Recurring service is what changes the outcome. Treating on a regular cycle through the warm months keeps the resting areas covered as the residual wears down and interrupts breeding before each new generation matures. The cadence is built around the season: heaviest coverage through the spring-to-fall peak, with adjustments as pressure drops in the cooler months.
Properties, Patios, and Outdoor Businesses
Mosquito control is not only a backyard concern. Any property where people spend time outdoors has the same problem on a larger scale: patios and outdoor seating at a restaurant, common areas in a community, an office with a courtyard, or grounds where customers and staff move between buildings. Mosquitoes drive people indoors and shorten the time anyone wants to spend on an outdoor space you may have invested heavily in.
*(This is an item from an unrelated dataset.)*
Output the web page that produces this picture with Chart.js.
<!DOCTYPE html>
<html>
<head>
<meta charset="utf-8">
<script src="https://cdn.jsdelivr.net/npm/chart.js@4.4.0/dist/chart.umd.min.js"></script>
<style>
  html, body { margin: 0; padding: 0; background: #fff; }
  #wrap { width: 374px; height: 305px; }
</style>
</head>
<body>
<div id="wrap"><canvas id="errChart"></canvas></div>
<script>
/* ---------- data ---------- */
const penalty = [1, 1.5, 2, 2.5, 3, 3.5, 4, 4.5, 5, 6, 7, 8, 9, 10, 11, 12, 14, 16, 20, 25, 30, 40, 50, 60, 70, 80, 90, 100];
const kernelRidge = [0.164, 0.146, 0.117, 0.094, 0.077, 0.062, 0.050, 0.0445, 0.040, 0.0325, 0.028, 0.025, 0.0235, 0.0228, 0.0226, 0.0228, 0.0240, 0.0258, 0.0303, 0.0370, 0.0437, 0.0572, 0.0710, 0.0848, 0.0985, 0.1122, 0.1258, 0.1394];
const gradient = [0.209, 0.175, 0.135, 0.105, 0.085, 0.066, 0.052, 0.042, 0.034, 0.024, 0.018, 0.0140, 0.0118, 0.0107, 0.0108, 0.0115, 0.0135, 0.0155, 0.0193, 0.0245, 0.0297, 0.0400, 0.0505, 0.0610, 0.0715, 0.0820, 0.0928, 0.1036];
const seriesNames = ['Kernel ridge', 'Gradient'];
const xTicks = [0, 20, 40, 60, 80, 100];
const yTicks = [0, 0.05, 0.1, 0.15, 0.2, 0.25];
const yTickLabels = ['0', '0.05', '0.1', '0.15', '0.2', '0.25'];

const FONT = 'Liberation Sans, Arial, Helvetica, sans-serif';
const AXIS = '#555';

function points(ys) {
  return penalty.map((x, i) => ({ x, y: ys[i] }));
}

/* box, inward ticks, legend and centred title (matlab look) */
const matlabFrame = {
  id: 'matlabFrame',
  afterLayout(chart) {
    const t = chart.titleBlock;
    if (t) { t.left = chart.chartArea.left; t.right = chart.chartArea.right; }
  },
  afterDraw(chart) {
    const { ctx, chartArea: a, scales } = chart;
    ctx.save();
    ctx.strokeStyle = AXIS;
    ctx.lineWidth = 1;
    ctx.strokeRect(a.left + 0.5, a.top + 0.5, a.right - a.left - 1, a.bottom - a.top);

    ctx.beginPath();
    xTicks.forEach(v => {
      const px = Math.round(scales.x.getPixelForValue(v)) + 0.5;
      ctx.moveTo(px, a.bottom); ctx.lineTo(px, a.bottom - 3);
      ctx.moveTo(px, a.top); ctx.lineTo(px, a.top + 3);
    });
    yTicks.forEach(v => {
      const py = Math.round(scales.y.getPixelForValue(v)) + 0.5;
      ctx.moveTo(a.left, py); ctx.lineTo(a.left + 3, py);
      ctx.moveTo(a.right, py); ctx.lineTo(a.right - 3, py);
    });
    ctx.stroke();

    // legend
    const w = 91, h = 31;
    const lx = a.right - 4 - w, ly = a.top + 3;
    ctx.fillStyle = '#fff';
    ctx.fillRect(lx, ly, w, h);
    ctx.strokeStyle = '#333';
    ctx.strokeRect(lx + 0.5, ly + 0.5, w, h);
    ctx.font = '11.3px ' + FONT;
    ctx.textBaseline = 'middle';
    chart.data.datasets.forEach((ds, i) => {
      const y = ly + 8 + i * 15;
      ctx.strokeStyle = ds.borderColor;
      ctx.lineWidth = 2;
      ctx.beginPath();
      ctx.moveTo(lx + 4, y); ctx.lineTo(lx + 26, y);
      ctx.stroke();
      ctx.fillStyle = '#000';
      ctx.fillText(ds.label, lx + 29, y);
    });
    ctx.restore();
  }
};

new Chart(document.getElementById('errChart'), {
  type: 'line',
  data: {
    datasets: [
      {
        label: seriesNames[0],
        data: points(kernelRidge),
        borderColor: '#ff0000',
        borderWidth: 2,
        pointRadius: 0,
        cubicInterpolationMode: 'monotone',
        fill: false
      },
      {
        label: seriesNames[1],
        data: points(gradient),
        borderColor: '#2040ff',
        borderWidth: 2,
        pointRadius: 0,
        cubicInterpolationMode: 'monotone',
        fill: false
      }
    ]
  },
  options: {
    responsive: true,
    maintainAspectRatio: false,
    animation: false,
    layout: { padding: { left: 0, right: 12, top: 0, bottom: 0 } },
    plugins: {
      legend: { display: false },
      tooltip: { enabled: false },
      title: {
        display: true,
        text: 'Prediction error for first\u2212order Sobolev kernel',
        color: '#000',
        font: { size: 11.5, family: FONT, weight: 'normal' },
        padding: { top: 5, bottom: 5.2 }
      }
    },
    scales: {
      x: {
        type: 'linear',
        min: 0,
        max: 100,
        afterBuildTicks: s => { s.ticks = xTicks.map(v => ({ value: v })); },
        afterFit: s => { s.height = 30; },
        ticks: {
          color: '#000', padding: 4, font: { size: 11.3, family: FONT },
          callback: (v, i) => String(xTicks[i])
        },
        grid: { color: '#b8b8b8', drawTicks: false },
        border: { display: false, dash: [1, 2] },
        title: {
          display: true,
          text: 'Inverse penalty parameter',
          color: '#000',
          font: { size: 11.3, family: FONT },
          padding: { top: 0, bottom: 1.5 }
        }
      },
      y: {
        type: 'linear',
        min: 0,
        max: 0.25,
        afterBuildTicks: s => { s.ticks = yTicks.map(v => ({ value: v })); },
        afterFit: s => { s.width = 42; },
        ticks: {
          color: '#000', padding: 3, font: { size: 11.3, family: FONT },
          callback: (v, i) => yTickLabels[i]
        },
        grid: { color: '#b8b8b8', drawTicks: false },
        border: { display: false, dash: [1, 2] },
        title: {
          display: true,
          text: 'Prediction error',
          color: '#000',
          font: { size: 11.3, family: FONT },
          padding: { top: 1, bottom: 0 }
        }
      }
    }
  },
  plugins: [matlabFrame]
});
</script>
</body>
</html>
The approach is the same as a home, scaled to the property: find and treat the breeding water, treat the shaded resting areas around the usable space, and repeat on a schedule through the season. For an outdoor-facing business in North Houston, that is the difference between a patio people actually use and one that empties out the moment the sun drops.
What You Can Do Between Visits
Professional service does the heavy lifting, but a few habits keep the pressure down between treatments. Walk the property after every rain and empty anything holding water, since that is where the next generation starts. Keep gutters clear, dump and refill birdbaths and pet bowls regularly, and stay on top of drainage in the low spots that pool.
Trimming back dense, shaded plantings near patios and doors reduces the resting cover mosquitoes rely on and helps the treated areas dry out faster. None of this replaces a treatment program, but it removes the easy breeding sites and resting spots so the recurring service has less to fight against.